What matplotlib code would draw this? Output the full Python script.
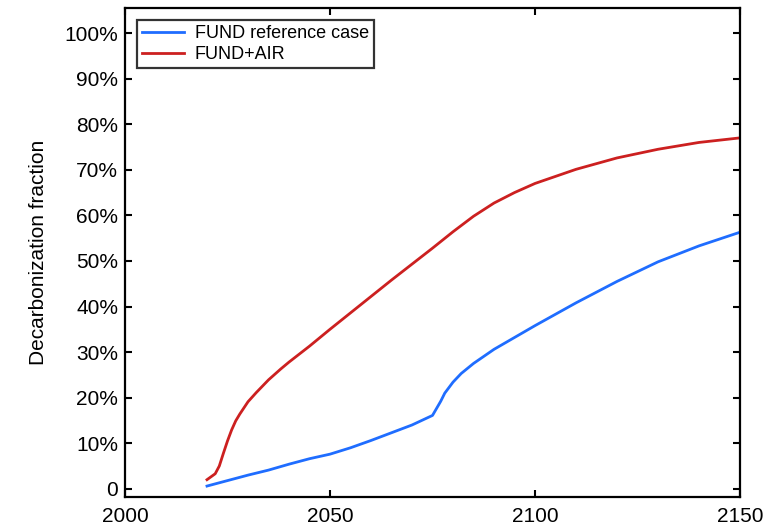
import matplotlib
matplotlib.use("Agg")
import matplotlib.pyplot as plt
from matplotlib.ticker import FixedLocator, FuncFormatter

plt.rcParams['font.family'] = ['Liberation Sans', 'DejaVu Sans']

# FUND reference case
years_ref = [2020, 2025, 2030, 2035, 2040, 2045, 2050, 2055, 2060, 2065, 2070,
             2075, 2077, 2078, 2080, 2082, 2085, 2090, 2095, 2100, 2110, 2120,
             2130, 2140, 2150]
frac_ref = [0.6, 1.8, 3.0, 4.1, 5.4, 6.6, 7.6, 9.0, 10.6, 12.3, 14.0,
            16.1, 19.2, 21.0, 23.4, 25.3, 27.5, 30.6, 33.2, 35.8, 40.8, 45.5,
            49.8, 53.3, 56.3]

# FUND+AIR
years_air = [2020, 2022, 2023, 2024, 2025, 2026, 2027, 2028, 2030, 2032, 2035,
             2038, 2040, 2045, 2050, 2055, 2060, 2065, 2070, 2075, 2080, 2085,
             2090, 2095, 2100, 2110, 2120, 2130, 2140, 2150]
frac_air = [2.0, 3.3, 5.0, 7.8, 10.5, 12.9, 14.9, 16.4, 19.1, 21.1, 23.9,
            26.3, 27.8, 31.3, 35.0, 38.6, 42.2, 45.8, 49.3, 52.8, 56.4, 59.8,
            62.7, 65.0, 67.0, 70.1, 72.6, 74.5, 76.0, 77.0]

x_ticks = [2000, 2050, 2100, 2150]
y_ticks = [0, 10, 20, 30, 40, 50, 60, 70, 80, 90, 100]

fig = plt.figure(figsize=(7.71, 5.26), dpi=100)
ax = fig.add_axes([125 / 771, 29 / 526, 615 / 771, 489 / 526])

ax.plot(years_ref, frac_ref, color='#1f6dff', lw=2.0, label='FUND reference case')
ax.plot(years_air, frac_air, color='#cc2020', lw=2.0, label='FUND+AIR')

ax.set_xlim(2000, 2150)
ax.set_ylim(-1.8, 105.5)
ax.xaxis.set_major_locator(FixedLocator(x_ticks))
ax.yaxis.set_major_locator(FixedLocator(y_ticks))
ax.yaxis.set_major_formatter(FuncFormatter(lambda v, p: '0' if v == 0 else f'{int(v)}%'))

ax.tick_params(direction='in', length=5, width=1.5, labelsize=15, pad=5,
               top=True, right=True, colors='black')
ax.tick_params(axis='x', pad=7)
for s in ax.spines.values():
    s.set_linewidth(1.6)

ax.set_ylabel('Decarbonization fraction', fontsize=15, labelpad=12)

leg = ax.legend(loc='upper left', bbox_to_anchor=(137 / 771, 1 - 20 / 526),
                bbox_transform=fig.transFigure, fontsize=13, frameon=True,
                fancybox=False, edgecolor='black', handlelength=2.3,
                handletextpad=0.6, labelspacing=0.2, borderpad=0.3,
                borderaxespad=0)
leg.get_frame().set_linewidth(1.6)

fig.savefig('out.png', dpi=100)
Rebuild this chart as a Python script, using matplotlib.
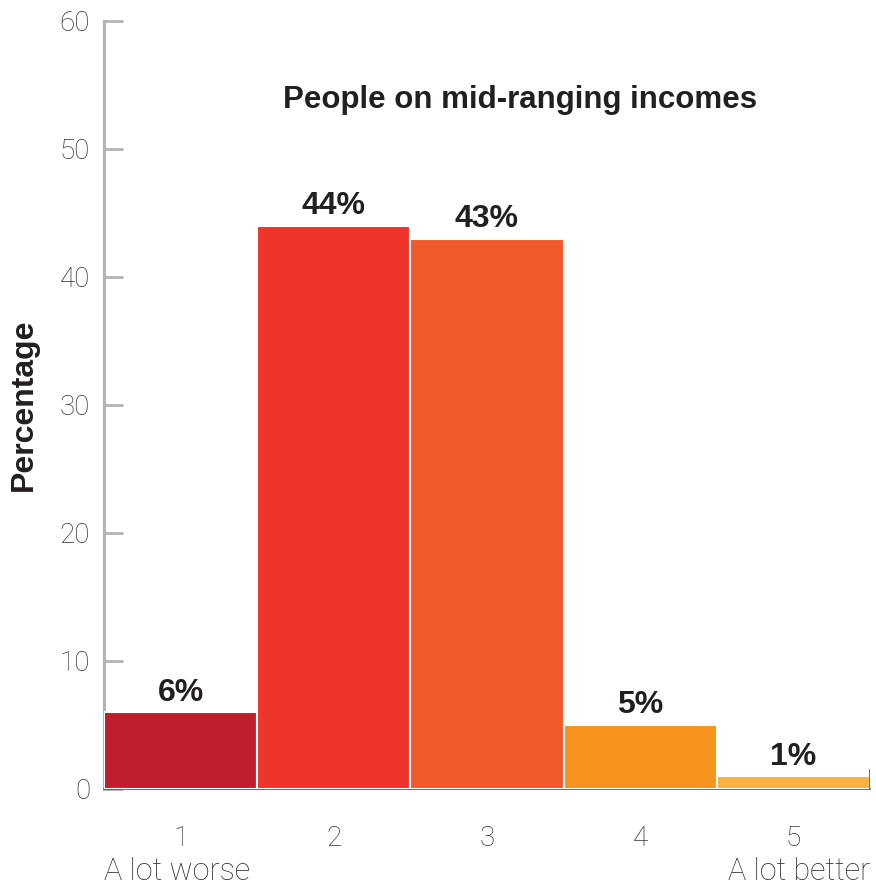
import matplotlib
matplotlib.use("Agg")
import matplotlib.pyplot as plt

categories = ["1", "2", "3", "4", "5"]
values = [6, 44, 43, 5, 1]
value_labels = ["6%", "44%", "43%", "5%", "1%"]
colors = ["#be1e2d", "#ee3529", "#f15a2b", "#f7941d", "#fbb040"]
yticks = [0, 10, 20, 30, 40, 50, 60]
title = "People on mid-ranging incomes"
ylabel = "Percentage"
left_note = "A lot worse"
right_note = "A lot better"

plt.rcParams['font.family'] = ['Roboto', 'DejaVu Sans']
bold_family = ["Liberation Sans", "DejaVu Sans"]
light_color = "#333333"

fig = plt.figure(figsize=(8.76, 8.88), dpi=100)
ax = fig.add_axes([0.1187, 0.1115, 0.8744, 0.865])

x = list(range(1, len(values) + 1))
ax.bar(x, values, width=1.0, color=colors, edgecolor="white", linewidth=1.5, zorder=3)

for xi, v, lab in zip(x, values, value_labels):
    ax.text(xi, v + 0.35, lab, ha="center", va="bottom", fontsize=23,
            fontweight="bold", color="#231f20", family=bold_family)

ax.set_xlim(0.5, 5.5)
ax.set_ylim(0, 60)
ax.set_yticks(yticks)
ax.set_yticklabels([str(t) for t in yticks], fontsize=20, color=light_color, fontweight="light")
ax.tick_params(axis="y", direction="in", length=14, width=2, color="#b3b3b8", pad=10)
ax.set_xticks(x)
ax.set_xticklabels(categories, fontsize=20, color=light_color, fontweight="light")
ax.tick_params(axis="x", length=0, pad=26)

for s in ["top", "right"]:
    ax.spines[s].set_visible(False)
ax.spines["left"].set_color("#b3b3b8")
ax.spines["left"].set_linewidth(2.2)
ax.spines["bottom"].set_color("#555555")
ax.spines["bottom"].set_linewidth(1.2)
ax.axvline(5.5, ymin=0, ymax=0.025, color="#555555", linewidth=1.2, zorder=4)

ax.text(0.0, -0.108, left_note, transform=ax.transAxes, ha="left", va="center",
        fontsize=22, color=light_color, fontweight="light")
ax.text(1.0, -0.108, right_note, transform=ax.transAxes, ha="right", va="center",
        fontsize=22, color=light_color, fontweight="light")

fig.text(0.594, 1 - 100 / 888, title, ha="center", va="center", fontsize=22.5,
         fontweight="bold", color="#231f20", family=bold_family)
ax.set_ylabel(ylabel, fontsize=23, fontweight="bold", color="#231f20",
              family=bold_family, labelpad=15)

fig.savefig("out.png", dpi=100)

⁂

Exercise aim:
From the first line of the listing above, repeat every line through the one holding "plt.rcParams['font.family'] = ['Liberation". Both ends count, and pictures stay out.

Solution to this exercise:
What matplotlib code would draw this? Output the full Python script.
import matplotlib
matplotlib.use("Agg")
import matplotlib.pyplot as plt
from matplotlib.ticker import FixedLocator, FuncFormatter

plt.rcParams['font.family'] = ['Liberation Sans', 'DejaVu Sans']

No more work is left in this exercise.